The Blackhawks announced they have traded Anisimov to the Ottawa Senators in exchange for forward Zack Smith. It is a one-for-one deal that will probably make a bigger impact on both team’s financial situations than on the ice.

Both players are 31 years old, have two years remaining on their current contracts, and are coming off of somewhat similar seasons in terms of their performance. Anisimov scored 15 goals and 37 points in 78 games for the Blackhawks this past season, while Smith had nine goals and 28 points in 70 games for the Senators.

[ProHockeyTalk’s 2019 NHL free agency tracker]

So what is important here for both teams? Money, obviously.

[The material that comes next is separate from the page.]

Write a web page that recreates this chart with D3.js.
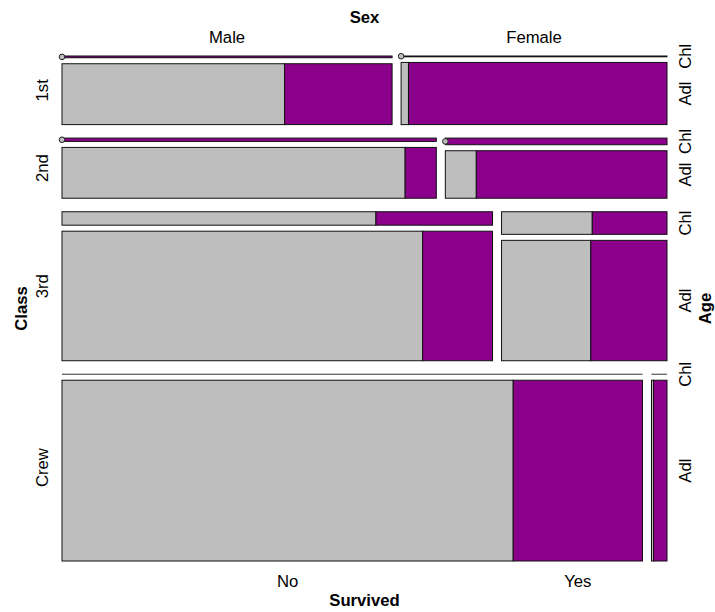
<!DOCTYPE html>
<html>
<head>
<meta charset="utf-8">
<script src="https://cdn.jsdelivr.net/npm/d3@7"></script>
<style>
  html, body { margin: 0; padding: 0; background: #fff; }
  svg { display: block; }
  text { font-family: "Liberation Sans", Arial, Helvetica, sans-serif; font-size: 16.7px; fill: #000; }
  .bold { font-weight: bold; }
</style>
</head>
<body>
<svg id="chart" width="715" height="612"></svg>
<script>
// ---- data (Titanic) ----
const classes = ["1st", "2nd", "3rd", "Crew"];
const sexes = ["Male", "Female"];
const ages = ["Child", "Adult"];
const ageLabels = ["Chl", "Adl"];
const survived = ["No", "Yes"];

const noMaleChild    = [0, 0, 35, 0];
const noFemaleChild  = [0, 0, 17, 0];
const noMaleAdult    = [118, 154, 387, 670];
const noFemaleAdult  = [4, 13, 89, 3];
const yesMaleChild   = [5, 11, 13, 0];
const yesFemaleChild = [1, 13, 14, 0];
const yesMaleAdult   = [57, 14, 75, 192];
const yesFemaleAdult = [140, 80, 76, 20];

const fillColors = ["#BEBEBE", "#8B008B"];

function count(ci, si, ai, vi) {
  const tbl = [
    [[noMaleChild, yesMaleChild], [noMaleAdult, yesMaleAdult]],
    [[noFemaleChild, yesFemaleChild], [noFemaleAdult, yesFemaleAdult]]
  ];
  return tbl[si][ai][vi][ci];
}

// ---- layout ----
const svg = d3.select("#chart");
const X0 = 62, X1 = 667, Y0 = 56, Y1 = 561;
const gapClass = 13.5, gapSex = 9, gapAge = 6, gapSurv = 0;

function split(a, b, vals, gap) {
  const total = d3.sum(vals);
  const n = vals.length;
  const avail = b - a - gap * (n - 1);
  const s = d3.scaleLinear().domain([0, total || n]).range([0, avail]);
  let pos = a;
  return vals.map(v => {
    const start = pos;
    const len = total ? s(v) : s(1);
    pos += len + gap;
    return [start, start + len];
  });
}

const classTotals = classes.map((c, ci) =>
  d3.sum(sexes, (s, si) => d3.sum(ages, (a, ai) => d3.sum(survived, (v, vi) => count(ci, si, ai, vi)))));
const classRows = split(Y0, Y1, classTotals, gapClass);

const gRects = svg.append("g");
const gZero = svg.append("g");
const layout = [];

classes.forEach((c, ci) => {
  const [cy0, cy1] = classRows[ci];
  const sexTotals = sexes.map((s, si) => d3.sum(ages, (a, ai) => d3.sum(survived, (v, vi) => count(ci, si, ai, vi))));
  const sexCols = split(X0, X1, sexTotals, gapSex);
  const classInfo = { cy0, cy1, sexCols, ageRows: [], survCols: [] };
  sexes.forEach((s, si) => {
    const [sx0, sx1] = sexCols[si];
    const ageTotals = ages.map((a, ai) => d3.sum(survived, (v, vi) => count(ci, si, ai, vi)));
    const ageRows = split(cy0, cy1, ageTotals, gapAge);
    classInfo.ageRows[si] = ageRows;
    classInfo.survCols[si] = [];
    ages.forEach((a, ai) => {
      const [ay0, ay1] = ageRows[ai];
      const vals = survived.map((v, vi) => count(ci, si, ai, vi));
      const cols = split(sx0, sx1, vals, gapSurv);
      classInfo.survCols[si][ai] = cols;
      const rowTotal = d3.sum(vals);
      if (rowTotal === 0) {
        // empty row: collapsed to a line
        gRects.append("line")
          .attr("x1", sx0).attr("x2", sx1)
          .attr("y1", ay0).attr("y2", ay0)
          .attr("stroke", "#333").attr("stroke-width", 1);
        return;
      }
      survived.forEach((v, vi) => {
        const [vx0, vx1] = cols[vi];
        if (vals[vi] === 0) {
          gZero.append("circle")
            .attr("cx", vx0).attr("cy", (ay0 + ay1) / 2).attr("r", 2.8)
            .attr("fill", fillColors[vi]).attr("stroke", "#222").attr("stroke-width", 1);
          return;
        }
        gRects.append("rect")
          .attr("x", vx0).attr("y", ay0)
          .attr("width", Math.max(0, vx1 - vx0))
          .attr("height", Math.max(0.8, ay1 - ay0))
          .attr("fill", fillColors[vi])
          .attr("stroke", "#111")
          .attr("stroke-width", 1);
      });
    });
  });
  layout.push(classInfo);
});

// ---- labels ----
const plotMidX = (X0 + X1) / 2, plotMidY = (Y0 + Y1) / 2;

// top: Sex
svg.append("text").attr("class", "bold").attr("x", plotMidX).attr("y", 23)
  .attr("text-anchor", "middle").text("Sex");
sexes.forEach((s, si) => {
  const [a, b] = layout[0].sexCols[si];
  svg.append("text").attr("x", (a + b) / 2).attr("y", 43)
    .attr("text-anchor", "middle").text(s);
});

// left: Class
svg.append("text").attr("class", "bold")
  .attr("transform", `translate(27,${plotMidY}) rotate(-90)`)
  .attr("text-anchor", "middle").text("Class");
classes.forEach((c, ci) => {
  const m = (layout[ci].cy0 + layout[ci].cy1) / 2;
  svg.append("text")
    .attr("transform", `translate(48,${m}) rotate(-90)`)
    .attr("text-anchor", "middle").text(c);
});

// right: Age (from last column)
svg.append("text").attr("class", "bold")
  .attr("transform", `translate(711,${plotMidY}) rotate(-90)`)
  .attr("text-anchor", "middle").text("Age");
classes.forEach((c, ci) => {
  const rows = layout[ci].ageRows[sexes.length - 1];
  ages.forEach((a, ai) => {
    const m = (rows[ai][0] + rows[ai][1]) / 2;
    svg.append("text")
      .attr("transform", `translate(691,${m}) rotate(-90)`)
      .attr("text-anchor", "middle").text(ageLabels[ai]);
  });
});

// bottom: Survived (from last row, first column, adult row)
const lastCols = layout[classes.length - 1].survCols[0][1];
survived.forEach((v, vi) => {
  const [a, b] = lastCols[vi];
  svg.append("text").attr("x", (a + b) / 2).attr("y", 586.5)
    .attr("text-anchor", "middle").text(v);
});
svg.append("text").attr("class", "bold").attr("x", plotMidX).attr("y", 605.5)
  .attr("text-anchor", "middle").text("Survived");
</script>
</body>
</html>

For the Blackhawks, the Anisimov-for-Smith swap saves them a little more than $1 million against the salary cap as they go from Anisimov’s $4.5 salary cap hit to Smith’s $3.25 number. For a team that is consistently pressed against the cap and still has a ton of big-money players, every little bit of extra space helps. Especially as they have to work out new deals for Alex DeBrincat and Dylan Strome over the next year.

The Senators, meanwhile, had a different set of problems.

They were still sitting under the league’s salary floor before the trade and are now finally above it.

Anisimov’s contract not only gets them over the floor, but because the Blackhawks have already paid Anisimov’s signing bonus for this season the Senators actually owe him less in terms of actual salary, which is also probably an important factor for a team that is seemingly always in a cost-cutting and money-saving mode.

The Blackhawks have been extremely busy this offseason making multiple changes to their roster after a second straight non-playoff season. Along with acquiring Olli Maatta and Calvin de Haan in trades to try and upgrade their defense, they also signed goalie Robin Lehner in free agency and brought back veteran forward Andrew Shaw.

This past week they traded former first-round pick defender Henri Jokiharju to the Buffalo Sabres for Alex Nylander.